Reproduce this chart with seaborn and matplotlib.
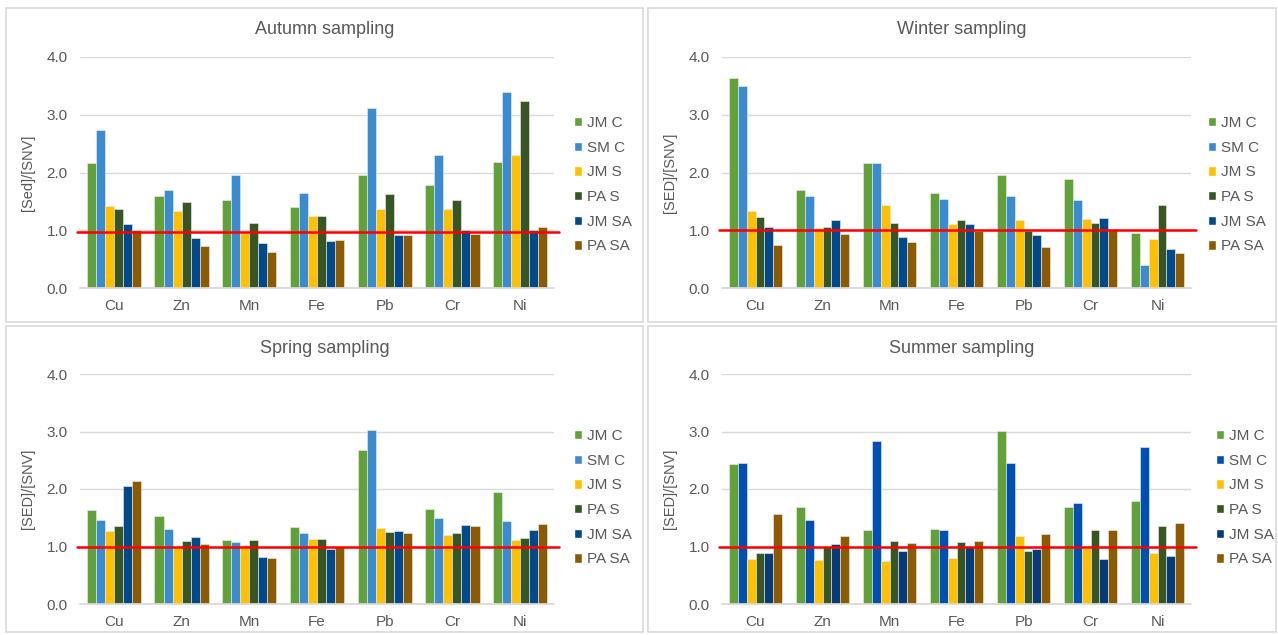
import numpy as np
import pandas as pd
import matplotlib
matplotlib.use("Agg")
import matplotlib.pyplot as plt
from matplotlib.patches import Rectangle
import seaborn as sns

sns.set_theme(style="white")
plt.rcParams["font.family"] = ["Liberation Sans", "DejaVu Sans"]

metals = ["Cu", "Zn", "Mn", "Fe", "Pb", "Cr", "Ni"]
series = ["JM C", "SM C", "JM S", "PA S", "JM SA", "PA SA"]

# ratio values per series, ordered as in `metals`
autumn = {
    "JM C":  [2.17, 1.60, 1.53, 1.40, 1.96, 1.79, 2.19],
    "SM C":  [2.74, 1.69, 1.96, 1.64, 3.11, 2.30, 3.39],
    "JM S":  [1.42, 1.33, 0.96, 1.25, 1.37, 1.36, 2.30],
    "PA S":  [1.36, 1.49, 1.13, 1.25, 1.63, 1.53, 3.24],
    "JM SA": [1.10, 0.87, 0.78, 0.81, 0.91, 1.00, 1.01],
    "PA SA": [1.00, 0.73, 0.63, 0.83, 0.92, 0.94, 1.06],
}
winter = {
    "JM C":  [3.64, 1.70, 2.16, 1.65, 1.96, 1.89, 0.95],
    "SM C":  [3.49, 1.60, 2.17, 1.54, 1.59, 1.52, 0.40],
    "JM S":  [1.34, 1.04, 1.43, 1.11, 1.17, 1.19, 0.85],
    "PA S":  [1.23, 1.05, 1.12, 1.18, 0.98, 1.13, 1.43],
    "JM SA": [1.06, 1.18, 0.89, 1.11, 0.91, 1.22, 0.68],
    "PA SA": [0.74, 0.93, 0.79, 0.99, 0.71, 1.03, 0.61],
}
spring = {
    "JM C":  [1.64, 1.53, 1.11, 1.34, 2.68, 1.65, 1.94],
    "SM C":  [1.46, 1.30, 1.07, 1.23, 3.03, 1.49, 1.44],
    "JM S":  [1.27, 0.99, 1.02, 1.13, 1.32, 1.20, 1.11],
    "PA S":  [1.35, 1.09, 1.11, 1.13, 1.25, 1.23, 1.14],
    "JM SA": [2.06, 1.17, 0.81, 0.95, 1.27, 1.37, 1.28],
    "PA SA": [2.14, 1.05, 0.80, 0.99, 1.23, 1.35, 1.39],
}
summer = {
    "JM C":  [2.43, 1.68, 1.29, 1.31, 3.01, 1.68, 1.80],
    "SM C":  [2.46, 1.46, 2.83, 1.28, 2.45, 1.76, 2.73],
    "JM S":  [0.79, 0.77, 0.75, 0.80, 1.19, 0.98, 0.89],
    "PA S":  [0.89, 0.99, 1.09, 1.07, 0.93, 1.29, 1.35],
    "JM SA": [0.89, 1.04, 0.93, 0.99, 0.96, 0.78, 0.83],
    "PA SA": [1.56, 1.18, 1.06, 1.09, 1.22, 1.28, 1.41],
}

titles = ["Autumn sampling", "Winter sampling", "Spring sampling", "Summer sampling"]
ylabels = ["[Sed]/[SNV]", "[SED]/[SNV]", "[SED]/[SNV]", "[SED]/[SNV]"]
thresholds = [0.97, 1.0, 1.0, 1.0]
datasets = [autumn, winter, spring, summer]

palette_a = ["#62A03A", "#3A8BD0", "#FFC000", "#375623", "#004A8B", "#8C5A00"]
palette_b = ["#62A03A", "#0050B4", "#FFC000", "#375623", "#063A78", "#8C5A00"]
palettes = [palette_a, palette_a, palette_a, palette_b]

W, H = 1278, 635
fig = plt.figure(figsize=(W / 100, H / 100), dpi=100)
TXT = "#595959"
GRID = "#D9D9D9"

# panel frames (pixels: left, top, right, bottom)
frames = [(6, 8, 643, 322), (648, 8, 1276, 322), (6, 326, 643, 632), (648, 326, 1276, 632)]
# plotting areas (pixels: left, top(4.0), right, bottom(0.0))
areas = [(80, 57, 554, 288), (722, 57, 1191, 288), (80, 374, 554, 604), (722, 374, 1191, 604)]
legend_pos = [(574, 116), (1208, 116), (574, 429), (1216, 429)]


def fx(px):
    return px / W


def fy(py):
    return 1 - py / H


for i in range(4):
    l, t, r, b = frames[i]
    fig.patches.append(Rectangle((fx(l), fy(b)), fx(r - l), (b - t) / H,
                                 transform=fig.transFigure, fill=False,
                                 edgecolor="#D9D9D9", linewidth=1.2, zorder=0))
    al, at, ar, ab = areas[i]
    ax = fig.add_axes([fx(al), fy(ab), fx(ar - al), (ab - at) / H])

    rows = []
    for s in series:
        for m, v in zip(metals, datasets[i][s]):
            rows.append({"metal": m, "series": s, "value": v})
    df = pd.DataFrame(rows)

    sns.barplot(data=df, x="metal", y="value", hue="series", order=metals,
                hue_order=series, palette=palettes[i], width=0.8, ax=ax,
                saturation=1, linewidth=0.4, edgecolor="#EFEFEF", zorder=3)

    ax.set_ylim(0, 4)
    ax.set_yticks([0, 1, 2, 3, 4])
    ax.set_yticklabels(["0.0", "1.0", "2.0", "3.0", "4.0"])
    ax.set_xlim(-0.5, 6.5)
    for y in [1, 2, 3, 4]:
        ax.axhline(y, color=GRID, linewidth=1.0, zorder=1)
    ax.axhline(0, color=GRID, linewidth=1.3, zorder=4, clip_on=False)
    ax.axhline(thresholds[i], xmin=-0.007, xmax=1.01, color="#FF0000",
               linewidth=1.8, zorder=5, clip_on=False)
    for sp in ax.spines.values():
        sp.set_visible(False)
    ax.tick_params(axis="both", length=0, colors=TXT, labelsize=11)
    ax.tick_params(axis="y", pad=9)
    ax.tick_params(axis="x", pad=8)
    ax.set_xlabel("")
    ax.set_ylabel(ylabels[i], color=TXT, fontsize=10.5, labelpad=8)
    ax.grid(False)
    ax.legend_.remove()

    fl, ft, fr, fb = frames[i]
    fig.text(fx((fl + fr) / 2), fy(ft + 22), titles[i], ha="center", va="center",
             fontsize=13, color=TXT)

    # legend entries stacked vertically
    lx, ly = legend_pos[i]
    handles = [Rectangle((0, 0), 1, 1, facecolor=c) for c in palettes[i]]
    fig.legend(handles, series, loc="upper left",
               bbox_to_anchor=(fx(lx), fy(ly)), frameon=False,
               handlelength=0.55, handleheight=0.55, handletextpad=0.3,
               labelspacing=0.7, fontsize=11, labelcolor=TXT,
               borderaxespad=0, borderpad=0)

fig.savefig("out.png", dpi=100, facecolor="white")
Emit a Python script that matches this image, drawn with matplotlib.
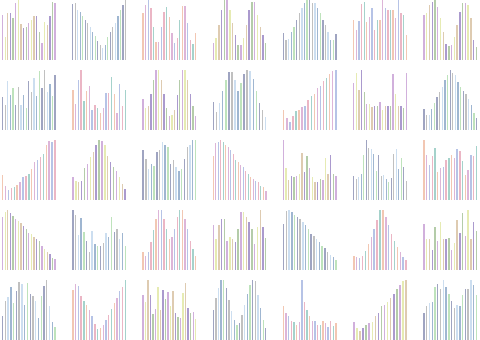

= = = = =

*What is needed*.
Without the pictures, return the listing above from its first line through the line that has "import seaborn as sns".

*The response*.
Reproduce this chart with seaborn and matplotlib.
import numpy as np
import pandas as pd
import matplotlib
matplotlib.use("Agg")
import matplotlib.pyplot as plt
from matplotlib.patches import Rectangle
import seaborn as sns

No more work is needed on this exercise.